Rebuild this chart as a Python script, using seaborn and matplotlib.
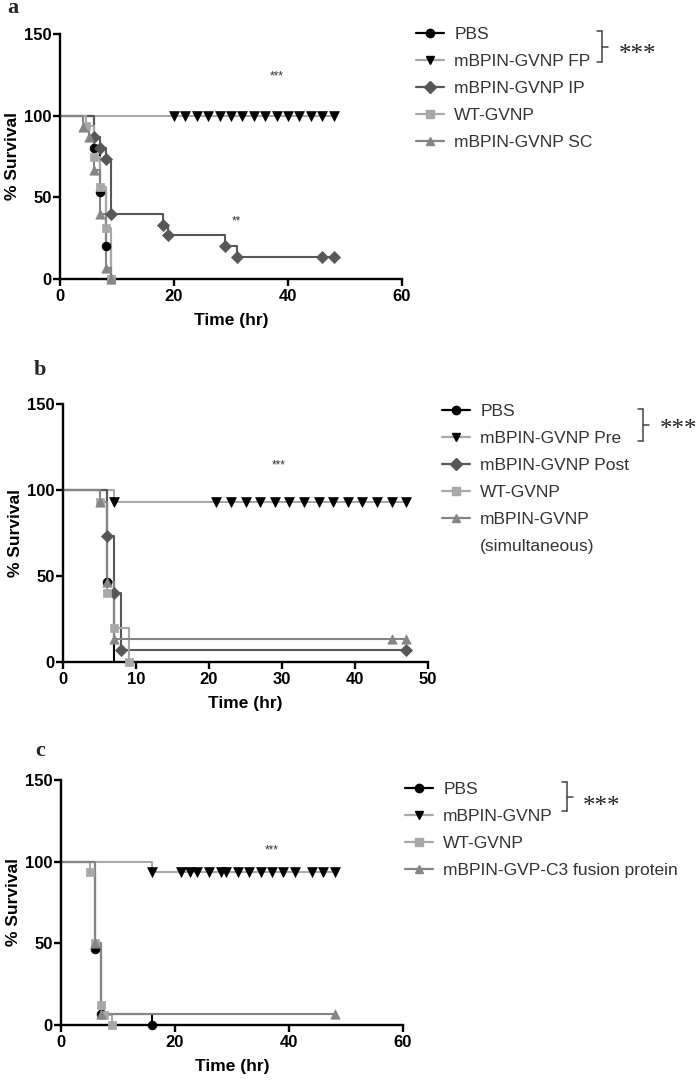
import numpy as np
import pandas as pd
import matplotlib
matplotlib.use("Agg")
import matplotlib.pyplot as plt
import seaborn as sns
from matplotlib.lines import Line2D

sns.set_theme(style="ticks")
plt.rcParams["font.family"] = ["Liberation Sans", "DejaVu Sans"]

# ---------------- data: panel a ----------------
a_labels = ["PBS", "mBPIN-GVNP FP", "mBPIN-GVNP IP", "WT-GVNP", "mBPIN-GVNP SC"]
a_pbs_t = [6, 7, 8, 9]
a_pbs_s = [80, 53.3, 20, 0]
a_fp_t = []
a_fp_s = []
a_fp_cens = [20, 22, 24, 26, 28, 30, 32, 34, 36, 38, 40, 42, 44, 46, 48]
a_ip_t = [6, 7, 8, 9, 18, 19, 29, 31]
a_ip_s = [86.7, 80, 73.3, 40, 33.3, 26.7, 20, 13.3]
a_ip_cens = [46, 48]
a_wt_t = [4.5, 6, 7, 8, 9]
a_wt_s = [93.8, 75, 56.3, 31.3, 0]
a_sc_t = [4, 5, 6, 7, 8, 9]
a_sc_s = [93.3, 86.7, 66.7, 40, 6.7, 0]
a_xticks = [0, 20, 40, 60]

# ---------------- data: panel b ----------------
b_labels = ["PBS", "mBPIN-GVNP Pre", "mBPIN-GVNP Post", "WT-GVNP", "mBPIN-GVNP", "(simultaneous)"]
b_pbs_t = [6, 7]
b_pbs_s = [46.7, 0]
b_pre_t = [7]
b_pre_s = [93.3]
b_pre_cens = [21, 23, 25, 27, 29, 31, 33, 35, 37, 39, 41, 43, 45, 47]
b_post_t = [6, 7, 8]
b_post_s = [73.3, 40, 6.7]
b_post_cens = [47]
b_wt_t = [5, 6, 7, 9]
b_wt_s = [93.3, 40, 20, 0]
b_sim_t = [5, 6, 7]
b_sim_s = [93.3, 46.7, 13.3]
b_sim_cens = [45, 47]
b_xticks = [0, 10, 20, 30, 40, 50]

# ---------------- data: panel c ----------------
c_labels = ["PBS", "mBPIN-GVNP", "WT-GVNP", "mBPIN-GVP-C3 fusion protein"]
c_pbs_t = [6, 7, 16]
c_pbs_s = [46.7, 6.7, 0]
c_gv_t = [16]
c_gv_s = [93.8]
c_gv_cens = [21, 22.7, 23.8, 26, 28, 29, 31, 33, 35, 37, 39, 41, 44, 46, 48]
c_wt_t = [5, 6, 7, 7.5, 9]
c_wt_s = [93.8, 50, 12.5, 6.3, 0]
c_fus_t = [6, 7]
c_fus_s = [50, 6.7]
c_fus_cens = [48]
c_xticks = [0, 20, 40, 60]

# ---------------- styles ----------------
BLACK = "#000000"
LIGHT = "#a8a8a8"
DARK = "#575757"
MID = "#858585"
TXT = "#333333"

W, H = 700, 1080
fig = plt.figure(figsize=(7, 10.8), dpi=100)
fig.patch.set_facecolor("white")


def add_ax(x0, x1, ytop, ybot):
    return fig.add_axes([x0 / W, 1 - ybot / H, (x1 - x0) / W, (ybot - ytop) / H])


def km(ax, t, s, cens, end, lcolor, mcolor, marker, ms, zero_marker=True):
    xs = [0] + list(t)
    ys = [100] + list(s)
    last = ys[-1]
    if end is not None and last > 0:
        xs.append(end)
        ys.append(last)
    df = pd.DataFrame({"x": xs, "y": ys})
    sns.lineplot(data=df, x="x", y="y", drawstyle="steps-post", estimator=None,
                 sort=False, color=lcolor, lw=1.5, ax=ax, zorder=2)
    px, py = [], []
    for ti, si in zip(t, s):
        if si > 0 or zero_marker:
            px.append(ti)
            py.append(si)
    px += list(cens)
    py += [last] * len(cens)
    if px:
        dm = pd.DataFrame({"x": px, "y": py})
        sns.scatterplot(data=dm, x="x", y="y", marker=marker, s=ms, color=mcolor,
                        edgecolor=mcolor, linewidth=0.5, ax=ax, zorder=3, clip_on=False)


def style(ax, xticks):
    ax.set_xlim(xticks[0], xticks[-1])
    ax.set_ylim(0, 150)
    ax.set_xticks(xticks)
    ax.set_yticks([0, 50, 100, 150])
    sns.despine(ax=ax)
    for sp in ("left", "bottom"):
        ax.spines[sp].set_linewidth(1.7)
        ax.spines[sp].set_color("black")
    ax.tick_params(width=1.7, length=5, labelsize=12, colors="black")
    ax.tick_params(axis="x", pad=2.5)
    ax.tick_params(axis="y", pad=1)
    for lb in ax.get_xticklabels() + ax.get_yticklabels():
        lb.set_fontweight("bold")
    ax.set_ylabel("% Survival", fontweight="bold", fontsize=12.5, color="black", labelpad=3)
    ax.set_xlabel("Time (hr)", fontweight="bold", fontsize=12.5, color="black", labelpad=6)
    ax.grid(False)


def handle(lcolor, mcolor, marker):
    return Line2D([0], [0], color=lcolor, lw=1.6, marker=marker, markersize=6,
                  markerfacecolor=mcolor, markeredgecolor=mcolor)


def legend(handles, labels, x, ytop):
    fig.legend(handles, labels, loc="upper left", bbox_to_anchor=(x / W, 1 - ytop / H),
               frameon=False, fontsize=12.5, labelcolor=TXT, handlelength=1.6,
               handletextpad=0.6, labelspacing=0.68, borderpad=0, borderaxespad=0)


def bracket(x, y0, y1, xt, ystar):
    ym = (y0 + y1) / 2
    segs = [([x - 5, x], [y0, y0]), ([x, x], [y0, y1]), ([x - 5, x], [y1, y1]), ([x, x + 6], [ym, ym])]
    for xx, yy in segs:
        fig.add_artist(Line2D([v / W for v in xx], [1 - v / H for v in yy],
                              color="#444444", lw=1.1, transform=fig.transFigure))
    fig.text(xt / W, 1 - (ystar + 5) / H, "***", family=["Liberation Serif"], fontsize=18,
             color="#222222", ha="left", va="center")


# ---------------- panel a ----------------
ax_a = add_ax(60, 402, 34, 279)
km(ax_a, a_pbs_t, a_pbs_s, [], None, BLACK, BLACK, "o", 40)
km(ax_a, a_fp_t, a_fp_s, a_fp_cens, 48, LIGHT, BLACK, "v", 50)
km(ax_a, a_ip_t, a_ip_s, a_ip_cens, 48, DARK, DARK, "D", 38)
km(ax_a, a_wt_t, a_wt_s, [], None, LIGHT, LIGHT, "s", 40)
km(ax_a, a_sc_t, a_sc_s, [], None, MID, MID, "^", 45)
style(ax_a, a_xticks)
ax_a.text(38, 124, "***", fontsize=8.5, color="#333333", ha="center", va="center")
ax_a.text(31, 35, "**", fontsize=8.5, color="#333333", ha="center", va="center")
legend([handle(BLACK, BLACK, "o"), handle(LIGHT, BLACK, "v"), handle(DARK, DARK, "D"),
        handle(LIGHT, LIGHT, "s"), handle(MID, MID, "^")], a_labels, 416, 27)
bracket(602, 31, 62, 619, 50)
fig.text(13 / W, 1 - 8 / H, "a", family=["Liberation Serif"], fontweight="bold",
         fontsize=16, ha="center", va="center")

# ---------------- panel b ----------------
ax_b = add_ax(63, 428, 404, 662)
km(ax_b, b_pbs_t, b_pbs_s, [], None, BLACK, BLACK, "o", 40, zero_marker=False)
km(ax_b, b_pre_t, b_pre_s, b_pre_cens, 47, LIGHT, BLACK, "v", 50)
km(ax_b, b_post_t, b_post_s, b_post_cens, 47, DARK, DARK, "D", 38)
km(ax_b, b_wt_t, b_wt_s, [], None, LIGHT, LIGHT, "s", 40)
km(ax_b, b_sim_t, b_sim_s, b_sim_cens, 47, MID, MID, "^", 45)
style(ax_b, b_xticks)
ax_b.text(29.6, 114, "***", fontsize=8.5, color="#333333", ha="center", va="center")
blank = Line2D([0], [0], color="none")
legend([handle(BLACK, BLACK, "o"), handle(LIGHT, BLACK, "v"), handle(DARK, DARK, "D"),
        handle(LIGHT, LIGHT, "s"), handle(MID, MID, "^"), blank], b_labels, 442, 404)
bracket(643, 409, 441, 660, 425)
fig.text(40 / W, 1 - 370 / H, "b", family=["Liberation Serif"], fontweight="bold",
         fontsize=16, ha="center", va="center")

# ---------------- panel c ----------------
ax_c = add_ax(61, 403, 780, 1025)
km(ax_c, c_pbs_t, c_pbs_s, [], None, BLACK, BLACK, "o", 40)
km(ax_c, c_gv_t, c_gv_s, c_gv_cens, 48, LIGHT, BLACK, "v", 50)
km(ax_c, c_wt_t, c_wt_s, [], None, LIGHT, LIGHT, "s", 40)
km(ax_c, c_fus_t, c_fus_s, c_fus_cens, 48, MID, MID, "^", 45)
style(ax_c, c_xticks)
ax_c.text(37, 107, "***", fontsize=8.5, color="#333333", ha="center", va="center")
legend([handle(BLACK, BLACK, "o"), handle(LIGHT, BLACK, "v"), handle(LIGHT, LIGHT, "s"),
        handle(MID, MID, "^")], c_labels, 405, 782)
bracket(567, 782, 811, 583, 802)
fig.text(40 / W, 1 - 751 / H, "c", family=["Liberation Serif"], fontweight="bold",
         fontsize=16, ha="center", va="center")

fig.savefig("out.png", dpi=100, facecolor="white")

## Objective
From the first line above through the line containing "b_xticks = [0, 10, 20, 30, 40, 50]", copy everything exactly, without the pictures.

## Result of this task
Rebuild this chart as a Python script, using seaborn and matplotlib.
import numpy as np
import pandas as pd
import matplotlib
matplotlib.use("Agg")
import matplotlib.pyplot as plt
import seaborn as sns
from matplotlib.lines import Line2D

sns.set_theme(style="ticks")
plt.rcParams["font.family"] = ["Liberation Sans", "DejaVu Sans"]

# ---------------- data: panel a ----------------
a_labels = ["PBS", "mBPIN-GVNP FP", "mBPIN-GVNP IP", "WT-GVNP", "mBPIN-GVNP SC"]
a_pbs_t = [6, 7, 8, 9]
a_pbs_s = [80, 53.3, 20, 0]
a_fp_t = []
a_fp_s = []
a_fp_cens = [20, 22, 24, 26, 28, 30, 32, 34, 36, 38, 40, 42, 44, 46, 48]
a_ip_t = [6, 7, 8, 9, 18, 19, 29, 31]
a_ip_s = [86.7, 80, 73.3, 40, 33.3, 26.7, 20, 13.3]
a_ip_cens = [46, 48]
a_wt_t = [4.5, 6, 7, 8, 9]
a_wt_s = [93.8, 75, 56.3, 31.3, 0]
a_sc_t = [4, 5, 6, 7, 8, 9]
a_sc_s = [93.3, 86.7, 66.7, 40, 6.7, 0]
a_xticks = [0, 20, 40, 60]

# ---------------- data: panel b ----------------
b_labels = ["PBS", "mBPIN-GVNP Pre", "mBPIN-GVNP Post", "WT-GVNP", "mBPIN-GVNP", "(simultaneous)"]
b_pbs_t = [6, 7]
b_pbs_s = [46.7, 0]
b_pre_t = [7]
b_pre_s = [93.3]
b_pre_cens = [21, 23, 25, 27, 29, 31, 33, 35, 37, 39, 41, 43, 45, 47]
b_post_t = [6, 7, 8]
b_post_s = [73.3, 40, 6.7]
b_post_cens = [47]
b_wt_t = [5, 6, 7, 9]
b_wt_s = [93.3, 40, 20, 0]
b_sim_t = [5, 6, 7]
b_sim_s = [93.3, 46.7, 13.3]
b_sim_cens = [45, 47]
b_xticks = [0, 10, 20, 30, 40, 50]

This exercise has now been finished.